Jindal wants the people of New York to know that he can relate to the plight of Eva Moskowitz. He too has been persecuted by a “petulant tyrant.” Quoting (bold mine):
In Louisiana, we know a thing or two about government authorities meddling in parents’ right to choose the schools that are best for their children. President Obama’s Justice Department filed a lawsuit trying to impede our program that gives parents of low-income students in failing schools an opportunity to attend a better school. Fully nine in 10 students participating in the program are minorities, yet the Justice Department seeks to block the program on the grounds that it would lead to racial segregation. The lawsuit would be funny if it weren’t so sad — and if the lives of so many young African-American children weren’t at stake.
It is well-established that Rupert Murdoch does not employ fact-checkers, but if he did, he would learn that he allowed the Governor of Louisiana to publish an insidious deception about the intention of the United States Department of Justice in Alexander Hamilton’s newspaper.
Where do I begin?
First, Jindal’s voucher schools aren’t better. They’re significantly, demonstrably worse.
- 45% of Louisiana’s voucher school students attend failing schools.
- Voucher students in Louisiana scored 30 points lower on standardized tests than their peers in public schools.
- More than 90% of voucher schools in Louisiana failed to comply with the state’s auditing requirements.
- Numerous voucher schools illegally overcharged the state on the basis of a student’s religious affiliation.
- Dozens of Louisiana’s voucher schools teach New Earth Creationism as science.

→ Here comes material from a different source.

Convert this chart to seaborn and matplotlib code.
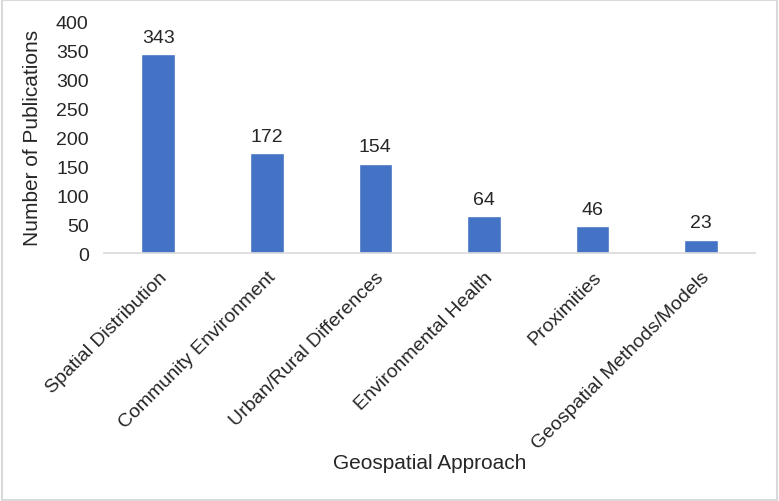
import matplotlib
matplotlib.use("Agg")
import matplotlib.pyplot as plt
import seaborn as sns
import pandas as pd

# data
approaches = ["Spatial Distribution", "Community Environment", "Urban/Rural Differences",
              "Environmental Health", "Proximities", "Geospatial Methods/Models"]
publications = [343, 172, 154, 64, 46, 23]

df = pd.DataFrame({"approach": approaches, "count": publications})

sns.set_style("white")
plt.rcParams["font.family"] = ["Liberation Sans", "DejaVu Sans"]

fig = plt.figure(figsize=(7.79, 5.02), dpi=100)
ax = fig.add_axes([0.1335, 0.494, 0.836, 0.462])

sns.barplot(data=df, x="approach", y="count", color="#4472C4", width=0.31,
            saturation=1, ax=ax)

for cont in ax.containers:
    ax.bar_label(cont, padding=6, fontsize=14)

ax.set_ylim(0, 400)
ax.set_yticks(range(0, 401, 50))
ax.tick_params(axis="y", length=0, labelsize=14, pad=11)
ax.tick_params(axis="x", length=0, labelsize=14, pad=11)
ax.set_xticks(range(len(approaches)))
ax.set_xticklabels(approaches, rotation=45, ha="right", rotation_mode="anchor")

for s in ["top", "right", "left"]:
    ax.spines[s].set_visible(False)
ax.spines["bottom"].set_color("#d9d9d9")
ax.spines["bottom"].set_linewidth(1.2)

ax.set_xlabel("")
ax.set_ylabel("Number of Publications", fontsize=15)
ax.yaxis.set_label_coords(-0.095, 0.5)
fig.text(0.552, 0.077, "Geospatial Approach", fontsize=15, ha="center", va="center")

# thin grey frame around the whole figure
fig.patches.append(plt.Rectangle((0.002, 0.002), 0.996, 0.996, transform=fig.transFigure,
                                 fill=False, edgecolor="#d9d9d9", linewidth=1.5))

fig.savefig("out.png", dpi=100)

There is a good reason the United States Department of Justice intervened: Jindal’s program was almost completely unaccountable. Attorney General Eric Holder, an African-American whose sister-in-law was, famously, one of two black students prevented from enrolling in the University of Alabama when Governor George Wallace literally stood in front of the doors, and Barack Obama, the first African-American President of the United States, are not meddling with Jindal’s voucher program because they want to prevent black children from receiving a quality education. They’re intervening because Jindal’s program is a sham. And yes, there is a legitimate concern that Jindal’s program, which disproportionately targets African-American children, will make majority white public schools even whiter, while reassigning black students to fly-by-night church schools. And yes, that most definitely undermines the central aspiration of integration.
To me, though, this grandstanding is not the most egregious part of Jindal’s sanctimonious letter to the readers of The New York Post. It’s this (bold mine):
In his 2009 inaugural address, President Obama promised to “restore science to its rightful place.” Yet the sound science of numerous studies confirming the positive effects of school choice on student achievement matters far less to Democratic politicians than the nearly $100 million in contributions they’ve received over the last 25 years just from the two largest teachers unions.

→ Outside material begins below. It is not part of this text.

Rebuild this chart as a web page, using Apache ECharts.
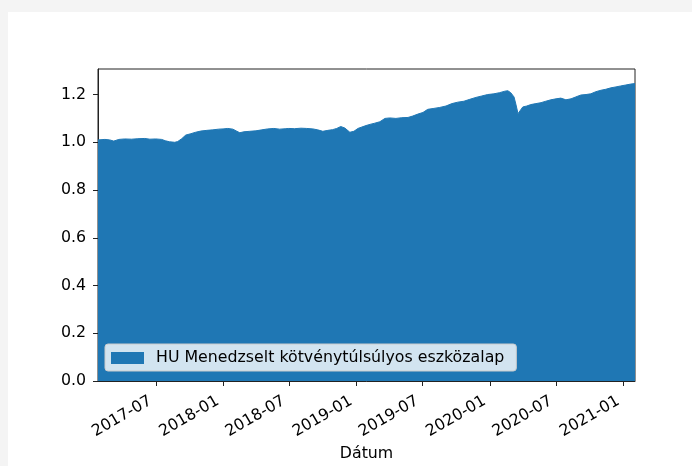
<!DOCTYPE html>
<html>
<head>
<meta charset="utf-8">
<script src="https://cdn.jsdelivr.net/npm/echarts@6/dist/echarts.min.js"></script>
<style>
  html, body { margin: 0; padding: 0; background: #f4f4f4; width: 692px; height: 466px; overflow: hidden; }
  #card { position: absolute; left: 8px; top: 12px; width: 684px; height: 454px; background: #ffffff; }
  #chart { position: absolute; left: 0; top: 0; width: 692px; height: 466px; }
</style>
</head>
<body>
<div id="card"></div>
<div id="chart"></div>
<script>
// ---- data ----
const seriesName = 'HU Menedzselt kötvénytúlsúlyos eszközalap';
const xAxisTitle = 'Dátum';
const dates = [
  '2017-01-24','2017-02-12','2017-02-25','2017-03-08','2017-03-22','2017-04-07','2017-04-26','2017-05-13',
  '2017-06-01','2017-06-15','2017-07-01','2017-07-17','2017-07-28','2017-08-08','2017-08-22','2017-08-30',
  '2017-09-10','2017-09-21','2017-10-05','2017-10-18','2017-11-01','2017-11-18','2017-12-04','2017-12-20',
  '2018-01-01','2018-01-14','2018-01-28','2018-02-08','2018-02-16','2018-02-27','2018-03-15','2018-04-01',
  '2018-04-17','2018-05-03','2018-05-20','2018-06-05','2018-06-22','2018-06-30','2018-07-16','2018-08-02',
  '2018-08-18','2018-09-04','2018-09-17','2018-10-01','2018-10-15','2018-10-28','2018-11-08','2018-11-19',
  '2018-11-30','2018-12-14','2018-12-25','2019-01-05','2019-01-16','2019-01-27','2019-02-07','2019-02-20',
  '2019-03-06','2019-03-20','2019-04-02','2019-04-19','2019-05-05','2019-05-22','2019-06-04','2019-06-18',
  '2019-07-02','2019-07-15','2019-08-01','2019-08-17','2019-09-03','2019-09-19','2019-10-05','2019-10-22',
  '2019-11-07','2019-11-24','2019-12-10','2019-12-26','2020-01-12','2020-01-28','2020-02-11','2020-02-19',
  '2020-02-27','2020-03-07','2020-03-12','2020-03-18','2020-03-23','2020-03-31','2020-04-11','2020-04-22',
  '2020-05-06','2020-05-20','2020-06-02','2020-06-16','2020-06-30','2020-07-13','2020-07-27','2020-08-10',
  '2020-08-23','2020-09-06','2020-09-20','2020-10-03','2020-10-17','2020-10-31','2020-11-13','2020-11-27',
  '2020-12-11','2020-12-24','2021-01-07','2021-01-21','2021-02-01'
];
const values = [
  1.010,1.012,1.010,1.005,1.012,1.014,1.013,1.015,
  1.016,1.013,1.014,1.012,1.006,1.002,1.000,1.003,
  1.015,1.030,1.036,1.042,1.047,1.050,1.052,1.055,
  1.056,1.058,1.055,1.046,1.040,1.044,1.046,1.048,
  1.052,1.056,1.058,1.055,1.057,1.058,1.057,1.059,
  1.058,1.056,1.052,1.046,1.050,1.053,1.058,1.066,
  1.060,1.042,1.046,1.058,1.064,1.070,1.075,1.080,
  1.086,1.100,1.102,1.100,1.103,1.104,1.110,1.118,
  1.125,1.138,1.142,1.146,1.152,1.162,1.168,1.172,
  1.180,1.188,1.194,1.200,1.203,1.208,1.214,1.216,
  1.208,1.190,1.160,1.120,1.125,1.148,1.152,1.158,
  1.162,1.166,1.172,1.178,1.182,1.185,1.178,1.182,
  1.190,1.198,1.200,1.203,1.212,1.218,1.222,1.228,
  1.232,1.236,1.240,1.244,1.246
];
const xTickLabels = ['2017-07','2018-01','2018-07','2019-01','2019-07','2020-01','2020-07','2021-01'];
const yTickValues = [0.0, 0.2, 0.4, 0.6, 0.8, 1.0, 1.2];
const xMin = '2017-01-24';
const xMax = '2021-02-01';
const yMax = 1.307;

// ---- build chart ----
function ymToTs(s) { const p = s.split('-'); return Date.UTC(+p[0], +p[1] - 1, 1); }
function dateToTs(s) { const p = s.split('-'); return Date.UTC(+p[0], +p[1] - 1, +p[2]); }
const xTickTs = xTickLabels.map(ymToTs);
const tsToLabel = {};
xTickTs.forEach((t, i) => { tsToLabel[t] = xTickLabels[i]; });
const seriesData = dates.map((d, i) => [dateToTs(d), values[i]]);

const FONT = 'DejaVu Sans';
const FS = 15.8;
const chart = echarts.init(document.getElementById('chart'), null, { renderer: 'canvas' });
chart.setOption({
  animation: false,
  backgroundColor: 'transparent',
  grid: {
    left: 98, top: 69, right: 57, bottom: 85,
    containLabel: false,
    outerBoundsMode: 'none',
    show: true, borderColor: '#222', borderWidth: 1, backgroundColor: 'transparent', z: 3
  },
  legend: {
    show: true,
    data: [seriesName],
    left: 105, top: 344,
    orient: 'vertical',
    icon: 'rect',
    itemWidth: 33, itemHeight: 12,
    padding: [6, 12, 5, 6],
    backgroundColor: 'rgba(255,255,255,0.8)',
    borderColor: '#cccccc', borderWidth: 1, borderRadius: 3,
    textStyle: { fontFamily: FONT, fontSize: FS, color: '#000', padding: [0, 0, 0, 7] },
    selectedMode: false
  },
  xAxis: {
    type: 'value',
    min: dateToTs(xMin), max: dateToTs(xMax),
    name: xAxisTitle,
    nameLocation: 'middle',
    nameGap: 63,
    nameTextStyle: { fontFamily: FONT, fontSize: FS, color: '#000' },
    axisLine: { show: true, lineStyle: { color: '#222', width: 1 } },
    axisTick: { show: true, inside: false, length: 5, lineStyle: { color: '#222', width: 1 }, customValues: xTickTs },
    axisLabel: {
      customValues: xTickTs,
      rotate: 30, margin: 16,
      padding: [0, 6, 0, 0],
      fontFamily: FONT, fontSize: FS, color: '#000',
      formatter: function (v) { return tsToLabel[v] !== undefined ? tsToLabel[v] : ''; }
    },
    splitLine: { show: false },
    minorTick: { show: false }
  },
  yAxis: {
    type: 'value',
    min: 0, max: yMax,
    axisLine: { show: true, lineStyle: { color: '#222', width: 1 } },
    axisTick: { show: true, inside: false, length: 5, lineStyle: { color: '#222', width: 1 }, customValues: yTickValues },
    axisLabel: {
      customValues: yTickValues,
      margin: 12,
      fontFamily: FONT, fontSize: FS, color: '#000',
      formatter: function (v) { return v.toFixed(1); }
    },
    splitLine: { show: false }
  },
  series: [{
    name: seriesName,
    type: 'line',
    data: seriesData,
    showSymbol: false,
    symbol: 'none',
    color: '#1f77b4',
    lineStyle: { color: '#1f77b4', width: 1 },
    areaStyle: { color: '#1f77b4', opacity: 1 },
    itemStyle: { color: '#1f77b4' }
  }]
});
</script>
</body>
</html>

Bobby Jindal may have a degree in biology, but he is permanently disqualified from lecturing anyone on science. If he agrees that science should be restored “to its rightful place,” then he should begin by realizing that there are no scientific studies on school choice; there’s no such thing. There may be outcomes reports on certain policies and programs, but that’s not science. If it were, I could prove, scientifically, that Jindal is the worst Governor in the history of Louisiana. After all, I’ve observed, tested, and verified, over and over, that his policies are terrible. But, unlike Jindal, I know what science actually means.
Perhaps it’s not surprising that Jindal doesn’t even have the slightest understanding of science. After all, this is the same man who thinks he helped cure a friend of cancer after participating in an exorcism, the same man who signed a law allowing public school teachers the ability to teach creationism as science, and the same man who funneled millions in taxpayer dollars to voucher schools that believe the Loch Ness monster is real and alive and disproves evolution.